Celle, ensuite, de Viviane de Muynck, entière et inoubliable, qui a faite sien ce superbe texte. Viviane de Muynck reçoit aux Tanneurs comme dans son salon, avec un généreux sourire, de l’excellente musique et beaucoup de simplicité. Pas de barrière ici, comédienne et public sont sur scène ensemble : "Mon but, dira-t-elle, "est d’établir un lien profond et direct avec le public." La comédienne, bavarde, se raconte un peu, danse longuement sur du free jazz, parle de la beauté et de la dureté de la condition d’acteur, enfin met son public à l’aise avant de s’asseoir, majestueuse, pour vivre avec nous cette lettre.

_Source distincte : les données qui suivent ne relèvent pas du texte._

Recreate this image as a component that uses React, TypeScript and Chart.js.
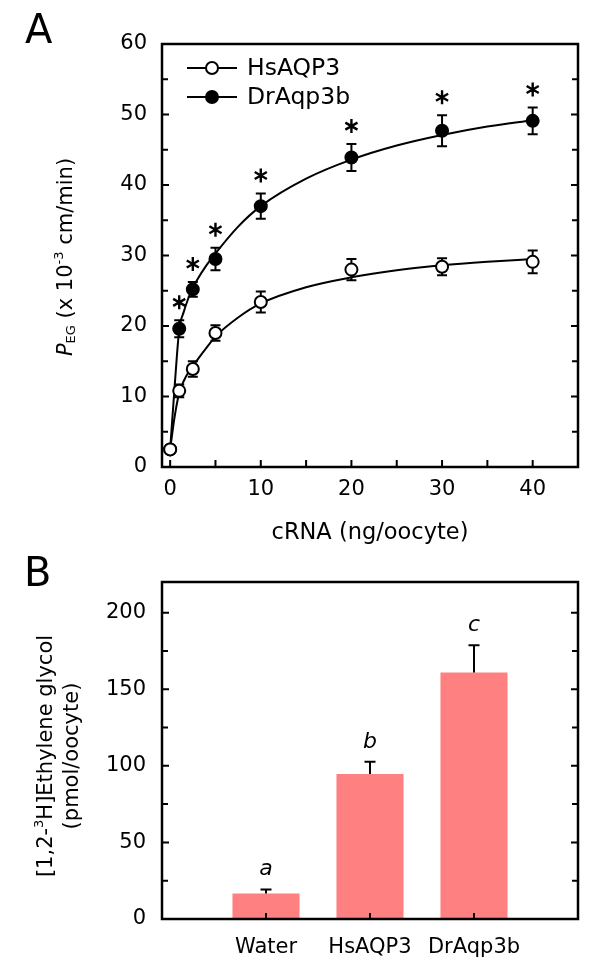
import React, { useEffect, useRef } from 'react';
import { Chart, registerables } from 'chart.js';

Chart.register(...registerables);

const FONT = "'DejaVu Sans', sans-serif";

// ---------- Panel A data ----------
const seriesNames = ['HsAQP3', 'DrAqp3b'];
const cRNA = [0, 1, 2.5, 5, 10, 20, 30, 40];
const hsMean = [2.5, 10.8, 13.9, 19.0, 23.4, 28.0, 28.4, 29.1];
const hsErr = [0, 0.9, 1.1, 1.1, 1.5, 1.5, 1.2, 1.6];
const drMean = [2.5, 19.6, 25.2, 29.5, 37.0, 43.9, 47.7, 49.1];
const drErr = [0, 1.2, 1.05, 1.6, 1.8, 1.9, 2.2, 1.9];
const drSignificant = [false, true, true, true, true, true, true, true];
// fitted curves
const fitX = [0, 0.5, 1, 1.5, 2, 2.5, 3, 4, 5, 7.5, 10, 15, 20, 25, 30, 35, 40];
const hsFit = [2.5, 7.2, 10.5, 12.2, 13.4, 14.3, 15.2, 16.9, 18.5, 21.2, 23.2, 25.5, 26.9, 27.9, 28.6, 29.1, 29.5];
const drFit = [2.5, 11.5, 19.5, 22.0, 23.9, 25.4, 26.6, 28.6, 30.3, 34.1, 37.0, 40.9, 43.6, 45.6, 47.1, 48.3, 49.2];
const xTicksA = [0, 10, 20, 30, 40];
const yTicksA = [0, 10, 20, 30, 40, 50, 60];

// ---------- Panel B data ----------
const groups = ['Water', 'HsAQP3', 'DrAqp3b'];
const uptake = [16.7, 94.6, 160.9];
const uptakeErr = [2.6, 8.0, 17.8];
const groupLetters = ['a', 'b', 'c'];
const yTicksB = [0, 50, 100, 150, 200];

type Seg = { t: string; size: number; italic?: boolean; dy?: number };

function drawSegs(ctx: CanvasRenderingContext2D, segs: Seg[], cx: number, cy: number) {
  let total = 0;
  const widths = segs.map((s) => {
    ctx.font = `${s.italic ? 'italic ' : ''}${s.size}px ${FONT}`;
    const w = ctx.measureText(s.t).width;
    total += w;
    return w;
  });
  let x = cx - total / 2;
  segs.forEach((s, i) => {
    ctx.font = `${s.italic ? 'italic ' : ''}${s.size}px ${FONT}`;
    ctx.textAlign = 'left';
    ctx.textBaseline = 'middle';
    ctx.fillText(s.t, x, cy + (s.dy || 0));
    x += widths[i];
  });
}

function drawAsterisk(ctx: CanvasRenderingContext2D, cx: number, cy: number, r: number) {
  ctx.beginPath();
  [90, 30, 150].forEach((deg) => {
    const a = (deg * Math.PI) / 180;
    ctx.moveTo(cx + r * Math.cos(a), cy - r * Math.sin(a));
    ctx.lineTo(cx - r * Math.cos(a), cy + r * Math.sin(a));
  });
  ctx.stroke();
}

const panelAPlugin = {
  id: 'panelA',
  beforeDatasetsDraw(chart: any) {
    const { ctx, scales } = chart;
    const x = scales.x, y = scales.y;
    ctx.save();
    ctx.strokeStyle = '#000';
    ctx.lineWidth = 2;
    const drawErr = (means: number[], errs: number[]) => {
      cRNA.forEach((v, i) => {
        if (!errs[i]) return;
        const px = x.getPixelForValue(v);
        const top = y.getPixelForValue(means[i] + errs[i]);
        const bot = y.getPixelForValue(means[i] - errs[i]);
        ctx.beginPath();
        ctx.moveTo(px, top); ctx.lineTo(px, bot);
        ctx.moveTo(px - 5, top); ctx.lineTo(px + 5, top);
        ctx.moveTo(px - 5, bot); ctx.lineTo(px + 5, bot);
        ctx.stroke();
      });
    };
    drawErr(drMean, drErr);
    drawErr(hsMean, hsErr);
    ctx.restore();
  },
  afterDatasetsDraw(chart: any) {
    const { ctx, chartArea, scales } = chart;
    const x = scales.x, y = scales.y;
    const { left, right, top, bottom } = chartArea;
    ctx.save();
    ctx.strokeStyle = '#000';
    ctx.fillStyle = '#000';
    // asterisks
    ctx.lineWidth = 2.4;
    cRNA.forEach((v, i) => {
      if (!drSignificant[i]) return;
      const px = x.getPixelForValue(v);
      const capY = y.getPixelForValue(drMean[i] + drErr[i]);
      drawAsterisk(ctx, px, capY - 18, 7);
    });
    // frame
    ctx.lineWidth = 2.5;
    ctx.strokeRect(left, top, right - left, bottom - top);
    // ticks
    ctx.lineWidth = 2;
    ctx.beginPath();
    for (let v = 0; v <= 60; v += 5) {
      const py = y.getPixelForValue(v);
      const len = v % 10 === 0 ? 7 : 6;
      ctx.moveTo(left, py); ctx.lineTo(left + len, py);
      ctx.moveTo(right, py); ctx.lineTo(right - len, py);
    }
    for (let v = 0; v <= 40; v += 5) {
      const px = x.getPixelForValue(v);
      ctx.moveTo(px, bottom); ctx.lineTo(px, bottom - 7);
    }
    ctx.stroke();
    // legend
    const legendY = [68, 97];
    const fills = ['#fff', '#000'];
    seriesNames.forEach((name, i) => {
      const ly = legendY[i];
      ctx.lineWidth = 2;
      ctx.beginPath();
      ctx.moveTo(187, ly); ctx.lineTo(237, ly);
      ctx.stroke();
      ctx.beginPath();
      ctx.arc(212, ly, 6, 0, Math.PI * 2);
      ctx.fillStyle = fills[i];
      ctx.fill();
      ctx.stroke();
      ctx.fillStyle = '#000';
      ctx.font = `23.5px ${FONT}`;
      ctx.textAlign = 'left';
      ctx.textBaseline = 'middle';
      ctx.fillText(name, 247, ly + 1);
    });
    // x title
    ctx.font = `22.5px ${FONT}`;
    ctx.textAlign = 'center';
    ctx.textBaseline = 'middle';
    ctx.fillText('cRNA (ng/oocyte)', (left + right) / 2, 533);
    // y title
    ctx.save();
    ctx.translate(67, 257);
    ctx.rotate(-Math.PI / 2);
    drawSegs(ctx, [
      { t: 'P', size: 21, italic: true },
      { t: 'EG', size: 13, dy: 5 },
      { t: ' (x 10', size: 21 },
      { t: '-3', size: 13, dy: -7 },
      { t: ' cm/min)', size: 21 },
    ], 0, 0);
    ctx.restore();
    // panel letter
    ctx.font = `40px ${FONT}`;
    ctx.textAlign = 'left';
    ctx.textBaseline = 'alphabetic';
    ctx.fillText('A', 25, 43);
    ctx.restore();
  },
};

const panelBPlugin = {
  id: 'panelB',
  afterDatasetsDraw(chart: any) {
    const { ctx, chartArea, scales } = chart;
    const x = scales.x, y = scales.y;
    const { left, right, top, bottom } = chartArea;
    ctx.save();
    ctx.strokeStyle = '#000';
    ctx.fillStyle = '#000';
    // error bars + letters
    groups.forEach((g, i) => {
      const px = x.getPixelForValue(i + 1);
      const base = y.getPixelForValue(uptake[i]);
      const cap = y.getPixelForValue(uptake[i] + uptakeErr[i]);
      ctx.lineWidth = 2;
      ctx.beginPath();
      ctx.moveTo(px, base); ctx.lineTo(px, cap);
      ctx.moveTo(px - 5.5, cap); ctx.lineTo(px + 5.5, cap);
      ctx.stroke();
      ctx.font = `italic 22px ${FONT}`;
      ctx.textAlign = 'center';
      ctx.textBaseline = 'alphabetic';
      ctx.fillText(groupLetters[i], px, cap - 14);
    });
    // frame
    ctx.lineWidth = 2.5;
    ctx.strokeRect(left, top, right - left, bottom - top);
    // ticks
    ctx.lineWidth = 2;
    ctx.beginPath();
    for (let v = 0; v <= 200; v += 25) {
      const py = y.getPixelForValue(v);
      const len = v % 50 === 0 ? 7 : 6;
      ctx.moveTo(left, py); ctx.lineTo(left + len, py);
      ctx.moveTo(right, py); ctx.lineTo(right - len, py);
    }
    groups.forEach((g, i) => {
      const px = x.getPixelForValue(i + 1);
      ctx.moveTo(px, bottom); ctx.lineTo(px, bottom - 6);
    });
    ctx.stroke();
    // y title (two lines)
    ctx.save();
    ctx.translate(47, 216);
    ctx.rotate(-Math.PI / 2);
    drawSegs(ctx, [
      { t: '[1,2-', size: 21 },
      { t: '3', size: 13, dy: -7 },
      { t: 'H]Ethylene glycol', size: 21 },
    ], 0, 0);
    ctx.restore();
    ctx.save();
    ctx.translate(73, 216);
    ctx.rotate(-Math.PI / 2);
    drawSegs(ctx, [{ t: '(pmol/oocyte)', size: 21 }], 0, 0);
    ctx.restore();
    // panel letter
    ctx.font = `40px ${FONT}`;
    ctx.textAlign = 'left';
    ctx.textBaseline = 'alphabetic';
    ctx.fillText('B', 24, 46);
    ctx.restore();
  },
};

export default function App() {
  const refA = useRef<HTMLCanvasElement>(null);
  const refB = useRef<HTMLCanvasElement>(null);

  useEffect(() => {
    const tickFont = { family: FONT, size: 21 };
    const chartA = new Chart(refA.current as HTMLCanvasElement, {
      type: 'line',
      data: {
        datasets: [
          {
            label: 'hsFit',
            data: fitX.map((v, i) => ({ x: v, y: hsFit[i] })),
            borderColor: '#000',
            borderWidth: 2,
            pointRadius: 0,
            cubicInterpolationMode: 'monotone',
            fill: false,
            order: 3,
          },
          {
            label: 'drFit',
            data: fitX.map((v, i) => ({ x: v, y: drFit[i] })),
            borderColor: '#000',
            borderWidth: 2,
            pointRadius: 0,
            cubicInterpolationMode: 'monotone',
            fill: false,
            order: 2,
          },
          {
            label: seriesNames[1],
            data: cRNA.map((v, i) => ({ x: v, y: drMean[i] })),
            showLine: false,
            pointRadius: 6,
            pointBackgroundColor: '#000',
            pointBorderColor: '#000',
            pointBorderWidth: 2,
            order: 1,
          },
          {
            label: seriesNames[0],
            data: cRNA.map((v, i) => ({ x: v, y: hsMean[i] })),
            showLine: false,
            pointRadius: 6,
            pointBackgroundColor: '#fff',
            pointBorderColor: '#000',
            pointBorderWidth: 2,
            order: 0,
          },
        ],
      } as any,
      options: {
        animation: false,
        responsive: false,
        layout: { padding: { left: 0, top: 44, right: 22, bottom: 0 } },
        plugins: { legend: { display: false }, tooltip: { enabled: false } },
        scales: {
          x: {
            type: 'linear',
            min: -0.9,
            max: 45,
            afterBuildTicks: (s: any) => { s.ticks = xTicksA.map((v) => ({ value: v })); },
            afterFit: (s: any) => { s.height = 93; },
            grid: { display: false, drawTicks: false },
            border: { display: false },
            ticks: { font: tickFont, color: '#000', padding: 10, maxRotation: 0, autoSkip: false },
          },
          y: {
            type: 'linear',
            min: 0,
            max: 60,
            afterBuildTicks: (s: any) => { s.ticks = yTicksA.map((v) => ({ value: v })); },
            afterFit: (s: any) => { s.width = 162; },
            grid: { display: false, drawTicks: false },
            border: { display: false },
            ticks: { font: tickFont, color: '#000', padding: 15 },
          },
        },
      } as any,
      plugins: [panelAPlugin],
    });

    const chartB = new Chart(refB.current as HTMLCanvasElement, {
      type: 'bar',
      data: {
        labels: ['', ...groups, ''],
        datasets: [
          {
            label: 'uptake',
            data: [null, ...uptake, null],
            backgroundColor: '#FF8080',
            borderWidth: 0,
            barPercentage: 0.645,
            categoryPercentage: 1,
          },
        ],
      } as any,
      options: {
        animation: false,
        responsive: false,
        layout: { padding: { left: 0, top: 42, right: 22, bottom: 0 } },
        plugins: { legend: { display: false }, tooltip: { enabled: false } },
        scales: {
          x: {
            offset: false,
            afterFit: (s: any) => { s.height = 58; },
            grid: { display: false, drawTicks: false },
            border: { display: false },
            ticks: { font: tickFont, color: '#000', padding: 16, maxRotation: 0, autoSkip: false },
          },
          y: {
            min: 0,
            max: 220,
            afterBuildTicks: (s: any) => { s.ticks = yTicksB.map((v) => ({ value: v })); },
            afterFit: (s: any) => { s.width = 162; },
            grid: { display: false, drawTicks: false },
            border: { display: false },
            ticks: { font: tickFont, color: '#000', padding: 16 },
          },
        },
      } as any,
      plugins: [panelBPlugin],
    });

    return () => {
      chartA.destroy();
      chartB.destroy();
    };
  }, []);

  return (
    <div style={{ position: 'absolute', left: 0, top: 0, width: 600, height: 977, background: '#fff' }}>
      <canvas ref={refA} width={600} height={560} style={{ position: 'absolute', left: 0, top: 0 }} />
      <canvas ref={refB} width={600} height={437} style={{ position: 'absolute', left: 0, top: 540 }} />
    </div>
  );
}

"Lettre à une actrice", c’est aussi la rencontre entre ces deux personnalités. Comme une femme qui relirait les lettres d’un ancien amant, il y a quelque chose de délicieux à observer cette mise en abyme de l’actrice reprenant au creux de sa voix les mots que l’auteur, homme de surcroît, adresse à une autre qui aurait pu être elle-même... Au fil de cette longue lettre où se mêlent tendresse, ironie et questionnement sincère, l’auteur et l’actrice ne forment plus qu’un et s’interrogent sur le petit monde du théâtre, son rapport à la vérité, à la véracité, sur le jeu, la technique, sur le métier d’acteur enfin, et la place laissée dans tout cela à l’identité et à la sincérité (et pas forcément dans le sens qu’on croit). Après la lecture, la comédienne invite le public à entrer dans la conversation, à poser ses questions, sur le théâtre, sur les acteurs, faisant ainsi naître un beau moment fait de rires et d’échanges.
"Lettre à une actrice", c’est enfin beaucoup d’amour : l’amour de Piemme pour les acteurs, l’amour de Viviane de Muynck pour son métier. Un amour comme on les aime : sincère et généreux, qui rend le propos d’autant plus profond. Un spectacle dont on sort grandi, et un mode d’emploi pour mieux comprendre le fascinant métier de ces drôles d’oiseaux qui évoluent au loin, là-bas, sur scène.